#### PROVIDED DATA:
◇ ◇ ◇ ◇
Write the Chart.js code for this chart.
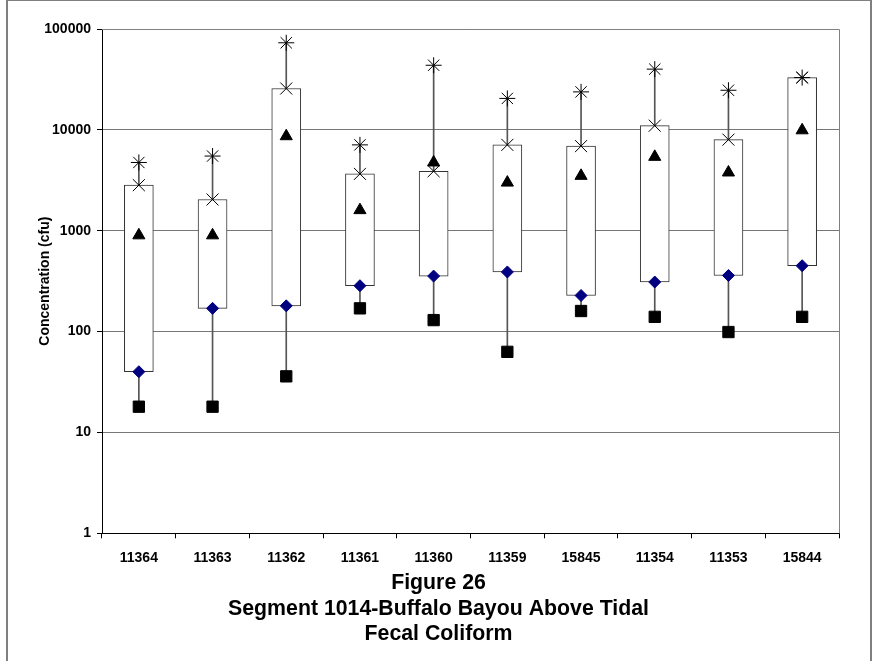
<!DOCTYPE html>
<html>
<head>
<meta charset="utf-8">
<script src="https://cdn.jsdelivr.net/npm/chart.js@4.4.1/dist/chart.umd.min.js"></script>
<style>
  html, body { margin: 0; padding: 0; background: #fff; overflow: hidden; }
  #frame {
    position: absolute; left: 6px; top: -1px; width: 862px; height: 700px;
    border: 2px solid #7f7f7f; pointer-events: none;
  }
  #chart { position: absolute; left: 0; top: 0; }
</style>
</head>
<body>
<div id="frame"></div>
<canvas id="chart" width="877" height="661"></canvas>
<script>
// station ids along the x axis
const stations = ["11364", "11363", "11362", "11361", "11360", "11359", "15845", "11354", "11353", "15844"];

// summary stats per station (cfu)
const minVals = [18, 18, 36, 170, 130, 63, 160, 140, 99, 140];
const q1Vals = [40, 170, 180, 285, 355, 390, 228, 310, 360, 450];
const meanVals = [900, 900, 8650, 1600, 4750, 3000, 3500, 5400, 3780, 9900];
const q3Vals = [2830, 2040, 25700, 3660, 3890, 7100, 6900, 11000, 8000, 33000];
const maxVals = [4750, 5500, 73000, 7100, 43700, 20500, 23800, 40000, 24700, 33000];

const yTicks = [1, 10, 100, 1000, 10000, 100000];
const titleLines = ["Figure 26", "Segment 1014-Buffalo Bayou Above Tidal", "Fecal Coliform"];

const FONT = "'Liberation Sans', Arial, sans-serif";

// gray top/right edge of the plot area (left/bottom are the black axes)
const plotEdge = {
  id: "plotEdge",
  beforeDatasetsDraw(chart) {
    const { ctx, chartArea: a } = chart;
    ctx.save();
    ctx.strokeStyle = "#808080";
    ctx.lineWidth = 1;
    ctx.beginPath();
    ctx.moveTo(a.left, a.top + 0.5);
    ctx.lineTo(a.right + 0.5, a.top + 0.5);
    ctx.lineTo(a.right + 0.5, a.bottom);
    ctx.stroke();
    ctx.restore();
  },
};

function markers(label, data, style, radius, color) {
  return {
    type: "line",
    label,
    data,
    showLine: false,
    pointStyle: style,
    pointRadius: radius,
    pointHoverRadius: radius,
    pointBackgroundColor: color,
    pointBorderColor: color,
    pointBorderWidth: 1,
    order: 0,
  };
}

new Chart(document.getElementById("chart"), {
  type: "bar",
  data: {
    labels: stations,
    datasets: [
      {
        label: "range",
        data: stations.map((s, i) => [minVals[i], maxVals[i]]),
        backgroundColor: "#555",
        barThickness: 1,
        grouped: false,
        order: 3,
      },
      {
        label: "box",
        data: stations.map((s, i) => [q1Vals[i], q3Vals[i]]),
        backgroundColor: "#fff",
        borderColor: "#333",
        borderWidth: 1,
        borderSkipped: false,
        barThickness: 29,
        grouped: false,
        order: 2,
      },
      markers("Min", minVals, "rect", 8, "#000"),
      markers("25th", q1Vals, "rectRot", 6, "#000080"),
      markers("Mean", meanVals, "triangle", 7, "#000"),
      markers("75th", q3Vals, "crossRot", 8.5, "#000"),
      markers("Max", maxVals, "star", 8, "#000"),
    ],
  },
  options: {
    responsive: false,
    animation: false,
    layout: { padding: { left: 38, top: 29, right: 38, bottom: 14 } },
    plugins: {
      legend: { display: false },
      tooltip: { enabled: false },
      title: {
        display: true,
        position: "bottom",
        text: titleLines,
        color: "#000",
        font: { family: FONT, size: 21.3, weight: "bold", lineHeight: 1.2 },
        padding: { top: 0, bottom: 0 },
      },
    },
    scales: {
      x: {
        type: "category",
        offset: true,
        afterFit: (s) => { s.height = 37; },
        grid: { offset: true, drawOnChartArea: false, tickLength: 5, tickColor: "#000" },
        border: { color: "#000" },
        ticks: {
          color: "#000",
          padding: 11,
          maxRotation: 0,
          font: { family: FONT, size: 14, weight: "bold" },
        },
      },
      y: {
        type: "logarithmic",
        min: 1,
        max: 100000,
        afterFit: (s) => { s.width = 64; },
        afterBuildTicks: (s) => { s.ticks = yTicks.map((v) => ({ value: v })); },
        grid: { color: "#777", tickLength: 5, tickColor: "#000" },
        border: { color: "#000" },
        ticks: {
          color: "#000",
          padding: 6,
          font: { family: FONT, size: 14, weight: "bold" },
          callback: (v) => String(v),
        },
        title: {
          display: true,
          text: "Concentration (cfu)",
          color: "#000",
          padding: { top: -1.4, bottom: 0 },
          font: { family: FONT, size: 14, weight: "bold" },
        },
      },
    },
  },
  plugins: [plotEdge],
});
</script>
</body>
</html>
◇ ◇ ◇ ◇
#### EXERCISE INSTRUCTIONS:
Repeat the material above in full and exactly, apart from the pictures.

#### COMPLETE OUTPUT:
Write the Chart.js code for this chart.
<!DOCTYPE html>
<html>
<head>
<meta charset="utf-8">
<script src="https://cdn.jsdelivr.net/npm/chart.js@4.4.1/dist/chart.umd.min.js"></script>
<style>
  html, body { margin: 0; padding: 0; background: #fff; overflow: hidden; }
  #frame {
    position: absolute; left: 6px; top: -1px; width: 862px; height: 700px;
    border: 2px solid #7f7f7f; pointer-events: none;
  }
  #chart { position: absolute; left: 0; top: 0; }
</style>
</head>
<body>
<div id="frame"></div>
<canvas id="chart" width="877" height="661"></canvas>
<script>
// station ids along the x axis
const stations = ["11364", "11363", "11362", "11361", "11360", "11359", "15845", "11354", "11353", "15844"];

// summary stats per station (cfu)
const minVals = [18, 18, 36, 170, 130, 63, 160, 140, 99, 140];
const q1Vals = [40, 170, 180, 285, 355, 390, 228, 310, 360, 450];
const meanVals = [900, 900, 8650, 1600, 4750, 3000, 3500, 5400, 3780, 9900];
const q3Vals = [2830, 2040, 25700, 3660, 3890, 7100, 6900, 11000, 8000, 33000];
const maxVals = [4750, 5500, 73000, 7100, 43700, 20500, 23800, 40000, 24700, 33000];

const yTicks = [1, 10, 100, 1000, 10000, 100000];
const titleLines = ["Figure 26", "Segment 1014-Buffalo Bayou Above Tidal", "Fecal Coliform"];

const FONT = "'Liberation Sans', Arial, sans-serif";

// gray top/right edge of the plot area (left/bottom are the black axes)
const plotEdge = {
  id: "plotEdge",
  beforeDatasetsDraw(chart) {
    const { ctx, chartArea: a } = chart;
    ctx.save();
    ctx.strokeStyle = "#808080";
    ctx.lineWidth = 1;
    ctx.beginPath();
    ctx.moveTo(a.left, a.top + 0.5);
    ctx.lineTo(a.right + 0.5, a.top + 0.5);
    ctx.lineTo(a.right + 0.5, a.bottom);
    ctx.stroke();
    ctx.restore();
  },
};

function markers(label, data, style, radius, color) {
  return {
    type: "line",
    label,
    data,
    showLine: false,
    pointStyle: style,
    pointRadius: radius,
    pointHoverRadius: radius,
    pointBackgroundColor: color,
    pointBorderColor: color,
    pointBorderWidth: 1,
    order: 0,
  };
}

new Chart(document.getElementById("chart"), {
  type: "bar",
  data: {
    labels: stations,
    datasets: [
      {
        label: "range",
        data: stations.map((s, i) => [minVals[i], maxVals[i]]),
        backgroundColor: "#555",
        barThickness: 1,
        grouped: false,
        order: 3,
      },
      {
        label: "box",
        data: stations.map((s, i) => [q1Vals[i], q3Vals[i]]),
        backgroundColor: "#fff",
        borderColor: "#333",
        borderWidth: 1,
        borderSkipped: false,
        barThickness: 29,
        grouped: false,
        order: 2,
      },
      markers("Min", minVals, "rect", 8, "#000"),
      markers("25th", q1Vals, "rectRot", 6, "#000080"),
      markers("Mean", meanVals, "triangle", 7, "#000"),
      markers("75th", q3Vals, "crossRot", 8.5, "#000"),
      markers("Max", maxVals, "star", 8, "#000"),
    ],
  },
  options: {
    responsive: false,
    animation: false,
    layout: { padding: { left: 38, top: 29, right: 38, bottom: 14 } },
    plugins: {
      legend: { display: false },
      tooltip: { enabled: false },
      title: {
        display: true,
        position: "bottom",
        text: titleLines,
        color: "#000",
        font: { family: FONT, size: 21.3, weight: "bold", lineHeight: 1.2 },
        padding: { top: 0, bottom: 0 },
      },
    },
    scales: {
      x: {
        type: "category",
        offset: true,
        afterFit: (s) => { s.height = 37; },
        grid: { offset: true, drawOnChartArea: false, tickLength: 5, tickColor: "#000" },
        border: { color: "#000" },
        ticks: {
          color: "#000",
          padding: 11,
          maxRotation: 0,
          font: { family: FONT, size: 14, weight: "bold" },
        },
      },
      y: {
        type: "logarithmic",
        min: 1,
        max: 100000,
        afterFit: (s) => { s.width = 64; },
        afterBuildTicks: (s) => { s.ticks = yTicks.map((v) => ({ value: v })); },
        grid: { color: "#777", tickLength: 5, tickColor: "#000" },
        border: { color: "#000" },
        ticks: {
          color: "#000",
          padding: 6,
          font: { family: FONT, size: 14, weight: "bold" },
          callback: (v) => String(v),
        },
        title: {
          display: true,
          text: "Concentration (cfu)",
          color: "#000",
          padding: { top: -1.4, bottom: 0 },
          font: { family: FONT, size: 14, weight: "bold" },
        },
      },
    },
  },
  plugins: [plotEdge],
});
</script>
</body>
</html>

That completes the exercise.